En cierta forma, Elizondo prescindía de máscaras o mejor aún: su yo aparente coincidía con el hombre antifemenino y grosero que anidaba en su alma y disfrutaba exhibir. Sospecho que cultivaba a su propio personaje y que hacía lo posible por convencernos de su originalidad. En realidad, era aburrido. Creo que no logró un modelo tan acabado como el de Elena Garro, autoengendrado a costa de Octavio Paz. Provocador, desafiante, cínico y de frases lapidarias, Elizondo ventilaba repudios como hallazgos intelectuales: insuficiente para ser “un carácter”, como diría Unamuno. Se afanaba en exhibir su conservadurismo. Por su actitud supuse que el malogrado Vallarino deseaba para sí un destino similar, pero murió joven.
En contrapunto del anodino don Panchito y del silencioso Rulfo, quien mordía frases ininteligibles con el eterno cigarrillo encendido, sin fijarse en donde caía la ceniza, Elizondo era locuaz y majadero con las mujeres. Consideré teatral su impudicia y su reiterada descripción de cómo había quemado su biblioteca en un arrebato de celos. No obstante, aprecié su amor por las letras. Al menos estuvimos de acuerdo en la admiración por Pedro Páramo y el cariño que profesábamos por Rulfo. Mis antecesores becarios tenían por fundamental el CME en su formación, pero a mi me tocó su decadencia. Años después recordé la experiencia y en particular a Elizondo durante un largo viaje a la India y Nepal. En Delhi o Jaipur, de Puri a Kerala o de Bombai al sagrado Lago Pushkar advertí que mientras el porvenir para Rulfo era repetición fabulada del pasado, el tiempo de Elizondo iba de aquí para allá en giros impredecibles, como reloj sin hilo conductor.
La distancia ayuda a ver de otro modo lo mismo.

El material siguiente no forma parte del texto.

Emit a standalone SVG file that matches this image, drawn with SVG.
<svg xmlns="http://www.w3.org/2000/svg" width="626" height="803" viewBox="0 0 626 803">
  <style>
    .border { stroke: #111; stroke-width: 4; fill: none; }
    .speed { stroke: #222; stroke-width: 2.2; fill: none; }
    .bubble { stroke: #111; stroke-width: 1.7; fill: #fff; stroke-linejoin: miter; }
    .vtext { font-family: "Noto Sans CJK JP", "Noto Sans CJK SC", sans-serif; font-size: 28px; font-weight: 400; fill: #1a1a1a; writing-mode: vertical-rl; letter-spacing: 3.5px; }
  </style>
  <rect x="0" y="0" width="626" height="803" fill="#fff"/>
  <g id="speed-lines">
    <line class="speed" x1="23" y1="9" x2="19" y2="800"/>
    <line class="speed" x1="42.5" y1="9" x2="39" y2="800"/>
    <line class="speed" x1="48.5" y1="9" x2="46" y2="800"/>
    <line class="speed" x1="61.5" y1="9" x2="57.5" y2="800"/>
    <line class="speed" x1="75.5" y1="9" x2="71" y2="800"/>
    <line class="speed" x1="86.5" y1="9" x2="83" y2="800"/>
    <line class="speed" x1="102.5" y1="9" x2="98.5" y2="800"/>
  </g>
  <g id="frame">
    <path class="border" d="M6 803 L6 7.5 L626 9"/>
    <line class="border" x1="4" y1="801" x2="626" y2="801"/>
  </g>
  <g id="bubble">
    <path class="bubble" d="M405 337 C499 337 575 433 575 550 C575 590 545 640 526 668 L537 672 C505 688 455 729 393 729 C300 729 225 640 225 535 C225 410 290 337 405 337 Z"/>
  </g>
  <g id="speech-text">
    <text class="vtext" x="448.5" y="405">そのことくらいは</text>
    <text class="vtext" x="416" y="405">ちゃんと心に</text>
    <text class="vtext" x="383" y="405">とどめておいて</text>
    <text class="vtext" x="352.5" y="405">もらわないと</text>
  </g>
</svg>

Hay que alejarse para adquirir perspectiva. Desde aquellas regiones gobernadas por múltiples deidades, fuerzas oscuras, energías kármicas, misterios, voces, castas, doctrinas y mensajes crípticos, la compasión se infiltra al doble sentido de lo humano y lo inhumano. Asumir la extranjería nos permite deslindar y entender a los otros. Comprendí que aquel subcontinente trasmite una energía tan densa como la mexicana. Cuando menos lo esperamos un nuevo sentimiento nos sorprende. Así la piedad. Allá vi de golpe la dificultad de ser escritora en este ámbito tan adverso al conocimiento como a la condición femenina. Y en eso tuvo mucho que ver aquella difícil iniciación comandada por Elizondo en el CME.